In his return to Hayward Field after relocating to Phoenix, Arizona to train, Devon Allen put on a show for the crowd with victories in meet-record times in the 110-meter hurdles and 100-meter dash Friday night. He finished the races at the Oregon Twilight Meet in 13.42 seconds and 10.29 seconds, respectively.

The Olympic hurdler had some breathing room in the 100 meters, beating Oregon’s Myles Webb by 0.13 seconds, but faced strong competition in the hurdles from his training partner Jonathan Cabral and Syracuse graduate Freddie Crittenden III.

Crittenden, who had spent several days in Phoenix with Allen and Cabral in what he called an “unofficial training camp,” knew Allen had a strong finish and used that knowledge to help pull him to second place. “Just lining up next to him, I know if he’s coming, I got to try to go with him,” he said. “So I can try to practice finishing stronger.”

After 18 solid months of healthy running following his second knee surgery in September 2016, Allen feels confident in his signature finish, with little pain in his knee. “My last five or six hurdles were really strong,” he said. “As long as I’m in the race, I have a chance.”

Despite his strong finishing abilities, it is Allen’s start that he has worked on the most. Since moving to Phoenix and training with his high school coach Tim O’Neil, he has been practicing a seven-step approach to the first hurdle over his normal eight steps. After seeing some success with it at Hayward Field on Friday, Allen is still unsure if he will continue with the technique.

“I’m still trying to figure it out,” he said. “Me and my coach are going to reevaluate this week and see if we go back to eight or stick with seven.”

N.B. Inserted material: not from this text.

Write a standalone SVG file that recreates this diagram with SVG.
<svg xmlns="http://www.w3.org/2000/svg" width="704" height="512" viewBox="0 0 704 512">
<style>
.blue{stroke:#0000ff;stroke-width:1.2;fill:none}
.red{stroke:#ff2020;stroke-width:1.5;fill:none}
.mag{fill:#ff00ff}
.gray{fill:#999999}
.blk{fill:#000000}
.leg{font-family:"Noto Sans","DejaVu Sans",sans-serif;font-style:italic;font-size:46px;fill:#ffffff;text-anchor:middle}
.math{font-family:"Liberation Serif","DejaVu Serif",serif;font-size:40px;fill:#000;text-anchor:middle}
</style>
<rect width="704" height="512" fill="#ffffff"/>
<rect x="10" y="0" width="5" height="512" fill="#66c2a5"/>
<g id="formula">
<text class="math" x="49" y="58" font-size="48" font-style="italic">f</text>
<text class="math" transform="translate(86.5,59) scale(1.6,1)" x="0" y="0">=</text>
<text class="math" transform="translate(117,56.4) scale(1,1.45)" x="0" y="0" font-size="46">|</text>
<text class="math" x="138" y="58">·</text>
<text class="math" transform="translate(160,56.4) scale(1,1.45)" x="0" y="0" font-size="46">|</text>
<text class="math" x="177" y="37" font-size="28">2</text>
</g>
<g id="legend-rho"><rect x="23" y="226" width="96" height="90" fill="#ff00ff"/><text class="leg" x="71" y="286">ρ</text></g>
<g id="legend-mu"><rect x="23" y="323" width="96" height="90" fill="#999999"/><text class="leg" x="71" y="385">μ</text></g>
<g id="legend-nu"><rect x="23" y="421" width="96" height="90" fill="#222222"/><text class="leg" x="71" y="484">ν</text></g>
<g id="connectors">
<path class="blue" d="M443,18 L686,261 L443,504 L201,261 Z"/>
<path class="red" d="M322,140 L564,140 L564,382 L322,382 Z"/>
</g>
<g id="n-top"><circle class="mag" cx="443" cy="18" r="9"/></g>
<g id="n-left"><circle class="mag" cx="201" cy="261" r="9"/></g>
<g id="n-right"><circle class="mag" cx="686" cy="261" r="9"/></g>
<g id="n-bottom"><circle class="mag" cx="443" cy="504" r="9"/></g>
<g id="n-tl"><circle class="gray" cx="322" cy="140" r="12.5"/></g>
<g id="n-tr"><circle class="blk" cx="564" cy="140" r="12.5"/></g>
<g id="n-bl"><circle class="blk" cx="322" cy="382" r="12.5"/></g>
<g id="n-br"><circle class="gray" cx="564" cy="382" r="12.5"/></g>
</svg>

Much like Allen, Cabral has also been working on his form with O’Neil, and was excited about the little team they have created down in Phoenix. “We keep a competitive training environment without the gruel of the competition,” he said. “We keep it lively and light while still working on a really high caliber.”

While the former Ducks might not have “gruel of the competition” on a daily basis, there is still a friendly rivalry between Allen and Cabral. It was especially present in the race on Friday.

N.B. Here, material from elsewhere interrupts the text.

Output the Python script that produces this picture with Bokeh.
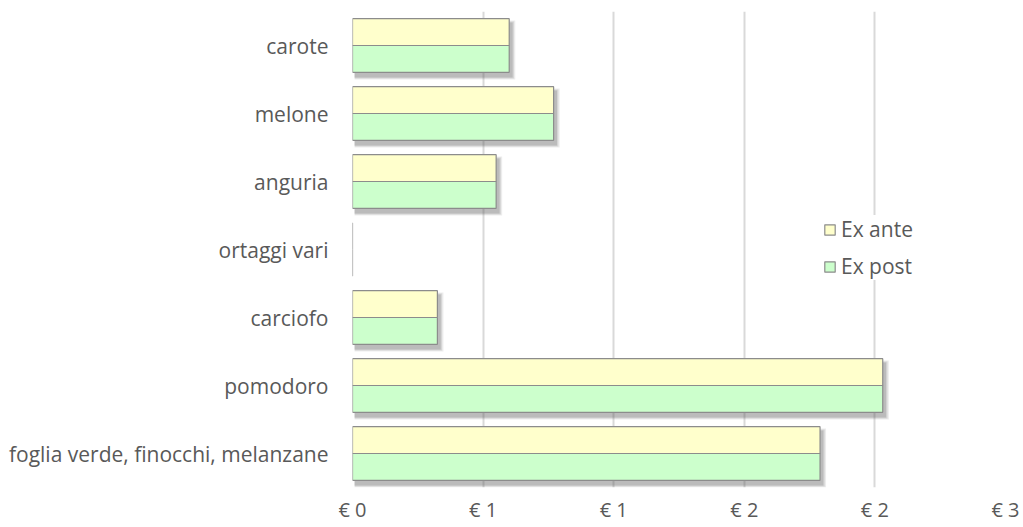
from bokeh.plotting import figure
from bokeh.models import FactorRange, Legend, LegendItem, CustomJSTickFormatter, FixedTicker, ColumnDataSource
from bokeh.transform import dodge
from bokeh.embed import file_html
from bokeh.resources import INLINE

categories = ["carote", "melone", "anguria", "ortaggi vari", "carciofo", "pomodoro",
              "foglia verde, finocchi, melanzane"]
ex_ante = [0.60, 0.77, 0.55, 0.0, 0.325, 2.03, 1.79]
ex_post = [0.60, 0.77, 0.55, 0.0, 0.325, 2.03, 1.79]
x_ticks = [0, 0.5, 1.0, 1.5, 2.0, 2.5]

FONT = "Open Sans"
TXT = "#595959"

cats_bottom_up = list(reversed(categories))
p = figure(width=1023, height=527, y_range=FactorRange(factors=cats_bottom_up, range_padding=0),
           x_range=(0, 2.5), output_backend="svg", toolbar_location=None,
           min_border_left=352, min_border_right=18, min_border_top=11, min_border_bottom=40)
p.outline_line_color = None
p.background_fill_color = "white"

src = ColumnDataSource(dict(cat=categories, ante=ex_ante, post=ex_post))

# drop shadow (layers) for non-zero bars
sh_cats = [c for c, v in zip(categories, ex_ante) if v > 0]
sh_vals = [max(a, b) for a, b in zip(ex_ante, ex_post) if max(a, b) > 0]
for alpha, grow in [(0.12, 0.013), (0.16, 0.008), (0.22, 0.003)]:
    ssrc = ColumnDataSource(dict(cat=sh_cats, right=[v + 0.010 + grow for v in sh_vals]))
    p.hbar(y=dodge("cat", -0.065, range=p.y_range), left=0.008, right="right", height=0.79 + grow * 6,
           source=ssrc, fill_color="#606060", fill_alpha=alpha, line_color=None)

r_ante = p.hbar(y=dodge("cat", 0.1975, range=p.y_range), left=0, right="ante", height=0.395,
                source=src, fill_color="#FFFFCC", line_color="#8c8c8c", line_width=1.2)
r_post = p.hbar(y=dodge("cat", -0.1975, range=p.y_range), left=0, right="post", height=0.395,
                source=src, fill_color="#CCFFCC", line_color="#8c8c8c", line_width=1.2)

# axes
p.xaxis.ticker = FixedTicker(ticks=x_ticks)
p.xaxis.formatter = CustomJSTickFormatter(code="return '\u20ac\u00a0' + Math.round(tick);")
p.xaxis.axis_line_color = None
p.xaxis.major_tick_line_color = None
p.xaxis.minor_tick_line_color = None
p.xaxis.major_label_standoff = 2
p.xaxis.major_label_text_font = FONT
p.xaxis.major_label_text_font_size = "20px"
p.xaxis.major_label_text_color = TXT

p.yaxis.axis_line_color = None
p.yaxis.major_tick_line_color = None
p.yaxis.minor_tick_line_color = None
p.yaxis.major_label_standoff = 18
p.yaxis.major_label_text_font = FONT
p.yaxis.major_label_text_font_size = "21px"
p.yaxis.major_label_text_color = TXT

p.xgrid.grid_line_color = "#d9d9d9"
p.xgrid.grid_line_width = 2
p.ygrid.grid_line_color = None

legend = Legend(items=[LegendItem(label="Ex ante", renderers=[r_ante]),
                       LegendItem(label="Ex post", renderers=[r_post])],
                location=(471, 207), glyph_width=13, glyph_height=13, label_height=13,
                spacing=9, padding=4, margin=0, border_line_color=None,
                background_fill_color="white", background_fill_alpha=1.0,
                label_text_font=FONT, label_text_font_size="21px", label_text_color=TXT,
                label_standoff=5)
p.add_layout(legend)

open("out.html", "w").write(file_html(p, INLINE))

“Jonathan beat me [in this race] last year, so it’s good to kind of get some bragging rights,” Allen said. The defeat only made Cabral excited for the rematch on the new Hayward Field in 2020. “We were joking about it. I told him, ‘you haven’t beat me at a Twilight yet,’” Cabral said. “But, we’ll see a few years from now.”

Allen and Cabral will both head back to Arizona for a few more weeks of training before they take to the track again this season. While Cabral is still weighing his racing options, Allen has his eyes set on the Prefontaine Classic at the end of this month. “Hopefully I can dip into the 12s here at Prefontaine,” Allen said. “That’s my goal.”